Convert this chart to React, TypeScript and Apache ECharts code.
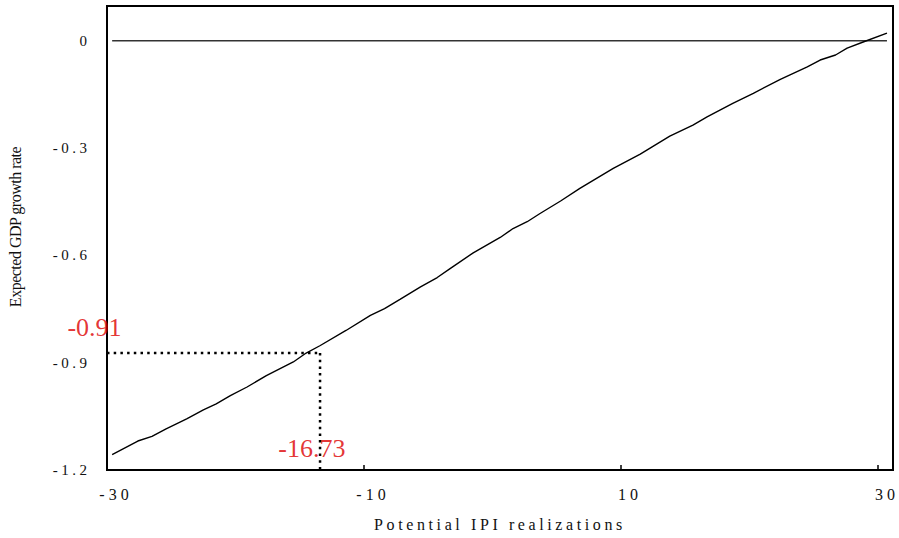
* * *
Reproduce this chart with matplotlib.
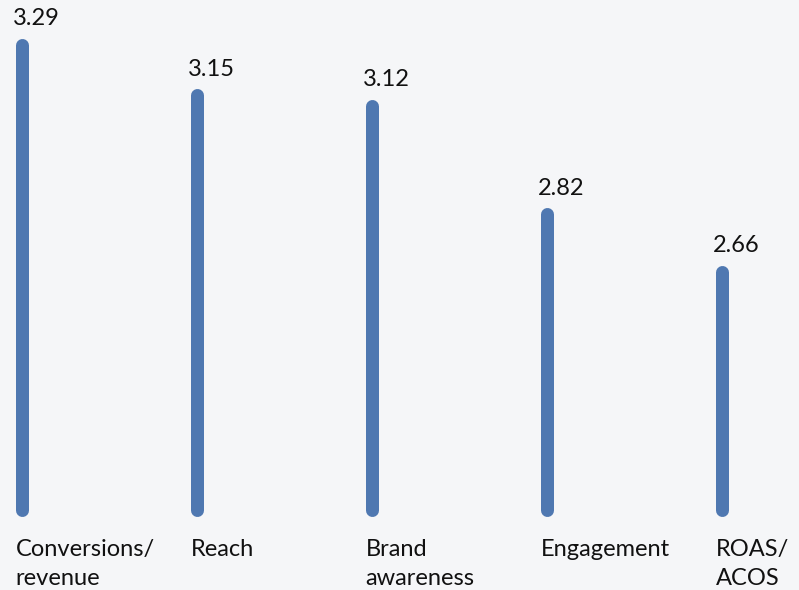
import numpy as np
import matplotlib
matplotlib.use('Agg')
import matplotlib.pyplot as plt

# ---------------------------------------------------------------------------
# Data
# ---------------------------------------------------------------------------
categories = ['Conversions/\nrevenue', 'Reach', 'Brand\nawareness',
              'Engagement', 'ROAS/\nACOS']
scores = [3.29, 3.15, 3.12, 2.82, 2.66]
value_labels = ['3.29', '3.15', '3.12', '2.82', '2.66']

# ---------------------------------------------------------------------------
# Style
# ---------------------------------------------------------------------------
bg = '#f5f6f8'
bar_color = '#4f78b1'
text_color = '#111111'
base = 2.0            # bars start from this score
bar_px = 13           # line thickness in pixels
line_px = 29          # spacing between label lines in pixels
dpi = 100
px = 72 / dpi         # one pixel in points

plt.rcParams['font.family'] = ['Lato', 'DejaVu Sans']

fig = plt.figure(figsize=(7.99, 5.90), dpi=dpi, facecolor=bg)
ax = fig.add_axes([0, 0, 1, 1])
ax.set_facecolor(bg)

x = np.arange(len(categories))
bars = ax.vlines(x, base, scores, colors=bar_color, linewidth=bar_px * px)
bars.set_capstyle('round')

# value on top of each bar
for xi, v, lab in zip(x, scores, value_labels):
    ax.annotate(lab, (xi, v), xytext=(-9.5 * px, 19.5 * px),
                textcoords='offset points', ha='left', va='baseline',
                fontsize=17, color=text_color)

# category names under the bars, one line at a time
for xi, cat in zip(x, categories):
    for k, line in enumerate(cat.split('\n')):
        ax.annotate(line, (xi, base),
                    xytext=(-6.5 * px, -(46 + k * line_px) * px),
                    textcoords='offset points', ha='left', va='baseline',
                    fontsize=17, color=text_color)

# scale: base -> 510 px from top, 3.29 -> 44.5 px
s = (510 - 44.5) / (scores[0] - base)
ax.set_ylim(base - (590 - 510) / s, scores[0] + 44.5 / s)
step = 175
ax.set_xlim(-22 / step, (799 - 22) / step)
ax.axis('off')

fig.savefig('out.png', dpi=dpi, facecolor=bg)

## Written request:
Nothing but the lines from the one containing "Reproduce this chart with matplotlib." through the one containing "fig.savefig('out.png', dpi=dpi, facecolor=bg)" should be echoed, each exactly as it stands; pictures are excluded.

## Expected answer:
Reproduce this chart with matplotlib.
import numpy as np
import matplotlib
matplotlib.use('Agg')
import matplotlib.pyplot as plt

# ---------------------------------------------------------------------------
# Data
# ---------------------------------------------------------------------------
categories = ['Conversions/\nrevenue', 'Reach', 'Brand\nawareness',
              'Engagement', 'ROAS/\nACOS']
scores = [3.29, 3.15, 3.12, 2.82, 2.66]
value_labels = ['3.29', '3.15', '3.12', '2.82', '2.66']

# ---------------------------------------------------------------------------
# Style
# ---------------------------------------------------------------------------
bg = '#f5f6f8'
bar_color = '#4f78b1'
text_color = '#111111'
base = 2.0            # bars start from this score
bar_px = 13           # line thickness in pixels
line_px = 29          # spacing between label lines in pixels
dpi = 100
px = 72 / dpi         # one pixel in points

plt.rcParams['font.family'] = ['Lato', 'DejaVu Sans']

fig = plt.figure(figsize=(7.99, 5.90), dpi=dpi, facecolor=bg)
ax = fig.add_axes([0, 0, 1, 1])
ax.set_facecolor(bg)

x = np.arange(len(categories))
bars = ax.vlines(x, base, scores, colors=bar_color, linewidth=bar_px * px)
bars.set_capstyle('round')

# value on top of each bar
for xi, v, lab in zip(x, scores, value_labels):
    ax.annotate(lab, (xi, v), xytext=(-9.5 * px, 19.5 * px),
                textcoords='offset points', ha='left', va='baseline',
                fontsize=17, color=text_color)

# category names under the bars, one line at a time
for xi, cat in zip(x, categories):
    for k, line in enumerate(cat.split('\n')):
        ax.annotate(line, (xi, base),
                    xytext=(-6.5 * px, -(46 + k * line_px) * px),
                    textcoords='offset points', ha='left', va='baseline',
                    fontsize=17, color=text_color)

# scale: base -> 510 px from top, 3.29 -> 44.5 px
s = (510 - 44.5) / (scores[0] - base)
ax.set_ylim(base - (590 - 510) / s, scores[0] + 44.5 / s)
step = 175
ax.set_xlim(-22 / step, (799 - 22) / step)
ax.axis('off')

fig.savefig('out.png', dpi=dpi, facecolor=bg)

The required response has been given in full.